The death of a loved one, in stark contrast, is a sprawling, untidy exersise in non-attachment. It possesses the gentleness of a swimming pool bully holding your head underwater while the lifeguard isn’t looking, keeping you down just long enough to rattle the living daylights out of you, but not enough to actually cause you to expire.

Am still working on both lessons, small and large, and expect to for the duration.

The Jizo, talisman of the crossroads, is an apt symbol for my own parenthood, which is marked phenomenally by the crossroads of life and death (and, much more modestly, by the crossroads of biological and nonbiological, female and male parenthood). When Erik was diagnosed with glioblastoma multiforme, on the eve of my beloved’s third trimester, we were a galaxy away from recognizing, much less accepting, what was very, very, very likely to come. But when my oldest and dearest friend’s partner was killed on our daughter’s six-week birthday—the day we were to have a Welcome to the World party for her—it simply became impossible to not see. Life/death life/death beginning/ending happiness/sorrow blessing/curse bliss/despondancy here/gone tick/tock tick/tock.
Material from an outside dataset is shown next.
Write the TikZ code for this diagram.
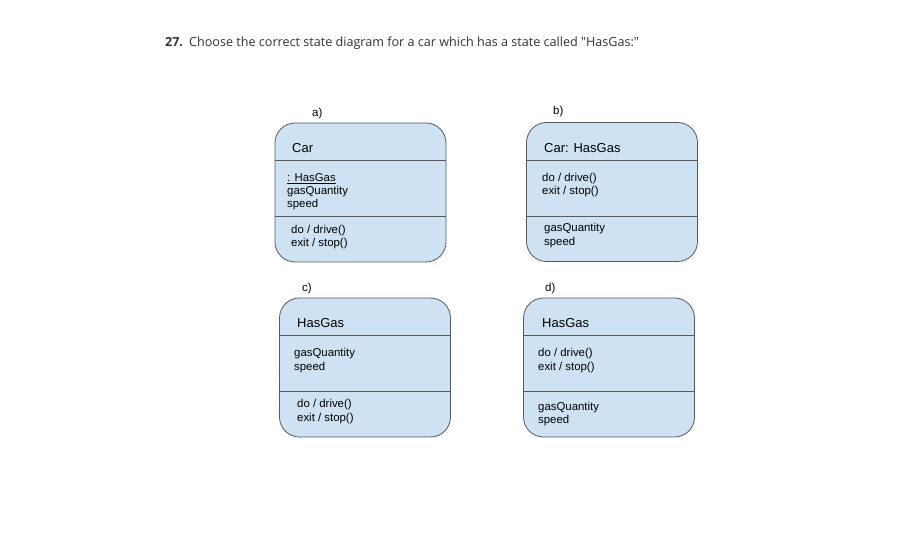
\documentclass[tikz,border=0pt]{standalone}
\usepackage{fontspec}
\setmainfont{Liberation Sans}
\newfontfamily\qfont{Open Sans}
\usetikzlibrary{positioning}
\definecolor{boxfill}{HTML}{CFE2F3}
\definecolor{boxline}{HTML}{595959}
\definecolor{qgray}{HTML}{333333}
\tikzset{
  statebox/.style={draw=boxline, fill=boxfill, rounded corners=20bp, line width=0.8bp,
    minimum width=171bp, minimum height=139bp, inner sep=0pt},
  divider/.style={draw=boxline, line width=0.8bp},
  head/.style={anchor=base west, inner sep=0pt, font=\fontsize{13bp}{15bp}\selectfont},
  body/.style={anchor=base west, inner sep=0pt, font=\fontsize{11.4bp}{13bp}\selectfont},
  tag/.style={anchor=base west, inner sep=0pt, font=\fontsize{11.5bp}{13bp}\selectfont},
  ask/.style={anchor=base west, inner sep=0pt, text=qgray}
}
\begin{document}
\begin{tikzpicture}[x=1bp, y=-1bp]
\path[use as bounding box, fill=white] (0,0) rectangle (919,538);

% question
\node[ask, font=\qfont\bfseries\fontsize{12.5bp}{14bp}\selectfont] (qnum) at (165,47) {27.};
\node[ask, font=\qfont\fontsize{12.6bp}{14bp}\selectfont] (question) at (189,47) {Choose the correct state diagram for a car which has a state called "HasGas:"};

% a)
\node[tag] (taga) at (312,117) {a)};
\node[statebox] (boxa) at (360.5,192.5) {};
\draw[divider] (boxa.west |- 0,160) -- (boxa.east |- 0,160);
\draw[divider] (boxa.west |- 0,216) -- (boxa.east |- 0,216);
\node[head] (namea) at (292,153) {Car};
\node[body] (attra1) at (287,182) {\underline{: HasGas}};
\node[body] (attra2) at (287,195) {gasQuantity};
\node[body] (attra3) at (287,208) {speed};
\node[body] (acta1) at (291,234) {do / drive()};
\node[body] (acta2) at (291,247) {exit / stop()};

% b)
\node[tag] (tagb) at (553,115) {b)};
\node[statebox] (boxb) at (612,192) {};
\draw[divider] (boxb.west |- 0,160) -- (boxb.east |- 0,160);
\draw[divider] (boxb.west |- 0,216) -- (boxb.east |- 0,216);
\node[head] (nameb) at (544,153) {Car: HasGas};
\node[body] (actb1) at (542,182) {do / drive()};
\node[body] (actb2) at (542,195) {exit / stop()};
\node[body] (attrb1) at (544,232) {gasQuantity};
\node[body] (attrb2) at (544,246) {speed};

% c)
\node[tag] (tagc) at (302,292) {c)};
\node[statebox] (boxc) at (365,367.5) {};
\draw[divider] (boxc.west |- 0,335) -- (boxc.east |- 0,335);
\draw[divider] (boxc.west |- 0,391) -- (boxc.east |- 0,391);
\node[head] (namec) at (297,328) {HasGas};
\node[body] (attrc1) at (294,357) {gasQuantity};
\node[body] (attrc2) at (294,370) {speed};
\node[body] (actc1) at (297,407) {do / drive()};
\node[body] (actc2) at (297,421) {exit / stop()};

% d)
\node[tag] (tagd) at (545,292) {d)};
\node[statebox] (boxd) at (609,367.5) {};
\draw[divider] (boxd.west |- 0,335) -- (boxd.east |- 0,335);
\draw[divider] (boxd.west |- 0,391) -- (boxd.east |- 0,391);
\node[head] (named) at (542,328) {HasGas};
\node[body] (actd1) at (538,357) {do / drive()};
\node[body] (actd2) at (538,370) {exit / stop()};
\node[body] (attrd1) at (538,410) {gasQuantity};
\node[body] (attrd2) at (538,423) {speed};

\end{tikzpicture}
\end{document}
When my little one walks around with Jizoo Boodah, when she wraps it lovingly in a blanket of dinner napkins and puts it to sleep in her crib, I worry that it’s a sign that she’ll go early, too. I mean, why would she attach so strongly to it? It’s shiny and hard. Then again, when she walks around with nothing whatsoever in her hands I worry that she’ll go early. My job: to massage this worry so deeply into my tissues that it transforms itself, leaving as its only trace a radiant sheen of gratitude on the surface.